Tesislerine paralel olarak hedeflerini de büyüten Kasımpaşaspor, bu amaçla 2012’de köklü bir değişime gitti. Kulüp, sahip olduğu medya kuruluşlarının AKP hükümeti yanlısı yayınlarından ötürü “yandaş” diye anılan ve bir çok devlet ihalesini alan bir basın patronu da olan iş adamı Turgay Ciner tarafından satın alındı. Eski başkan Hilmi Öksüz’ün başkan vekili olarak görev aldığı kulübün başkanı ise iş adamı Zafer Yıldırım oldu. Orjin Grup adlı holdingin sahibi olan Yıldırım, devlet ihalelerinin bir başka gediklisi medya patronlarından olan Ayhan Şahenk’e ait Doğuş Grubuyla da İstinye Park’ın ortaklarından birisi. Türkiye Futbol Federasyonu ve Beşiktaş yönetim kurulunda da görev yapan Yıldırım, Fahrelnisa Zeid‘in “Atom ve Bitkisel Yaşam Arasında” isimli tablosuna yaklaşık 3 milyon dolar ödemişti. Kasımpaşa yönetim kurulundaki bir diğer Beşiktaşlı ise iş adamı İhsan Kalkavan’dı. Denizcilik, turizm, sağlık ve finans sektörlerinde faaliyet gösteren Kalkavan, son dönemde adı sıkça anılan Fetullah Gülen ile olan yakın ilişkileri ve cemaatin finans kuruluşlarından Asya Finans’ın kurucusu olarak biliniyor.

Beşiktaş sevgisiyle bilinen turizm ve deniz taşımacılığı alanında faaliyet gösteren Palmali Grup’un sahibi Azeri iş adamı Mübariz Mansimov Gurbanoğlu da Kasımpaşa Spor yönetim kurulunun önemli isimlerinden.

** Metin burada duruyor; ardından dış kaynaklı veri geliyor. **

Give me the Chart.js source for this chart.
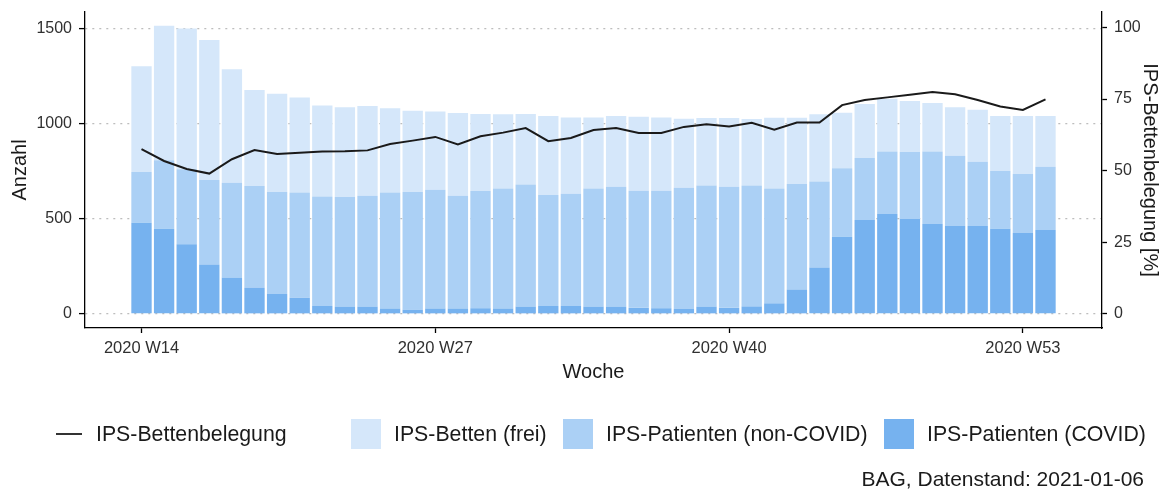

Kulüp yönetimindeki bir diğer isim ise yine iş adamı olan ve Başbakan Erdoğan’a en yakın isimlerden biri olarak tanınan Mehmet Fatih Saraç. Başbakanın eski danışmanı Cüneyt Zapsu ile  birlikte Birleşik Mağazalar A.Ş’nin (BİM) kurucu üyesi olan Saraç bir yıl kadar önce de Ciner Yayın Holding’e de üst düzey yönetici olarak atandı. Medya koridorlarında sıklıkla dile getirilen bir iddiaya göre Saraç’ın, Ciner Medya Grubundaki yöneticilik görevine bizzat Başbakan Erdoğan’ın “ricasıyla”  atandığı konuşuluyor. Saraç’ın, yönetici olduğu yayın grubunun sahibi Turgay Ciner’le de kısa sürede İstanbul’da 200 şube birden açan UCZ Mağazacılık Ticaret A.Ş.’de de ortaklığı bulunuyor. Saraç’ın bir diğer özelliği ise Birleşmiş Milletler Güvenlik Konseyi’nin terörü finanse edenler listesinde 39.sırada yer alan Yasin El Kadı’nın Türkiye’deki finans işlerini yönetmiş olması.